Sermon for March 2, 2025 - The Last Sunday after the Epiphany
Resistance and Transformation
It is good for us to be here today. It is good for us to gather as a community, not only because we get to officially welcome and ask God’s blessing upon baby James into this parish family, but also because we stand in the midst of the turbulent currents that are seemingly close to capsizing and engulfing us. We find ourselves in the midst of change. Some of it good, especially as we gather to reflect on the successes and joys of the past year while looking expectantly to the year to come. And some of it not so good, like the unprecedented blowup in the Oval Office that will inevitably affect the course of the war in Ukraine or the utter bleakness for the Palestinian people who are witnessing the final stages of their displacement and destruction as we helplessly watches in the wings.
This week we are also quite literally and spiritually moving from one place to another, from one season to another; all the while being refined and transformed from glory to glory. On this final weekend in the season of Epiphany we are in a bridge moment. We are both looking back at the impact of the Incarnation and the ministry of Jesus, and we are looking forward to Lent, an altogether new and different season. In three days’ time, our foreheads will be marked with ashes to remind us that we are always in the midst of change, in utter midst of transformation, and the hope of the ultimate transformation from this life into the next.
And so today we find ourselves standing alongside Peter, James, and John on a mountaintop bearing witness to the transforming power of God through Jesus Christ. For those three disciples this experience was nothing short of what we might call a “mountaintop experience;” a moment of clarity from God. When we experience such moments of clarity and purpose and fulfillment, we want to hold on to them for as long as we can, fearful of what happens when we descend down from the mountain back into the darker valleys of life. I imagine that some of that was pulling at Peter’s heart in our story this morning.
Peter often gets a bad reputation in the gospel stories. He is usually the most enthusiastic disciple, but he is also equally filled with doubt and fear. He briefly walks on water, only to sink. He is the one who confesses that Jesus is the Messiah but he talso denies him…three times. He wants to follow Jesus to the very end, but falters. And it would appear that Peter is up to his old tricks again; this time around suggesting that they build three dwelling places and stay there in that moment. He is immediately dismissed as “not knowing” and we are left with the impression that Peter shouldn’t have made the suggestion. He may not have fully known what he was suggesting, but Peter wants to encapsulate the experience. He wants to capture the feeling. He wants to stay in that place, to be fully present to the experience. He wants to hold on and not let go. That is a feeling we can certainly understand.

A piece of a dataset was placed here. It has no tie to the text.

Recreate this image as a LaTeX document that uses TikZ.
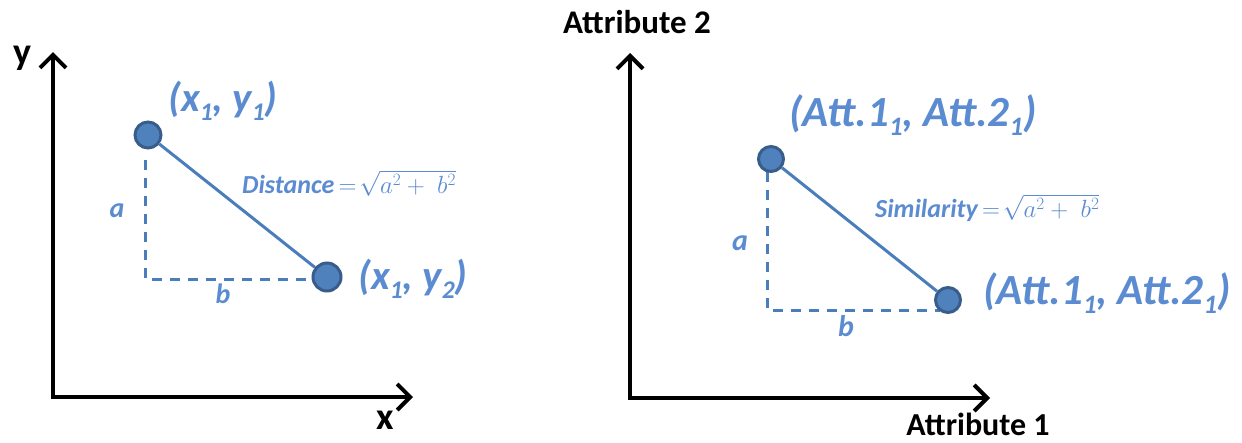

The transfiguration is a turning point, not just in the narrative as Jesus turns from Galilee to Judea, from safety towards the cross and Jerusalem; it is also a transition from one way of seeing Jesus to another. It is not just about securing the Jesus of the future or holding on to the Jesus of the past but points to our real human struggle with change, with transformation.
Just like Peter, we think we welcome change, but when it actually happens, we adopt stances of resistance and rejection. Or convince our selves that the change can wait. That it really isn’t necessary. That the time is not right. That the problems that will ensue are not worth the result of living into who we really are. We build our tents. We stand still while the world around us changes.
Like Jesus, like Peter, we all need transfiguration.
Transformation is hard. Change is hard. We each know this in our own lives. Traversing from one place to another, from one way of being to another carries significant change. It’s easier to stay the same. Stay the course. Convince yourself that what you’ve always known is satisfactory and sufficient even when you have glimpsed what could be. It is the cycle of thinking in which we all get stuck. We are comfortable with the known, and we will push back against attempts to move us from one place to another. We are all prone to allowing our fear and doubts to control our lives, and we may not even be aware of it.
So, we just sit. We pitch our tents and wait. For what? The right time? The right place? All of our questions answered? Before we know it, the world has passed us by while we wait.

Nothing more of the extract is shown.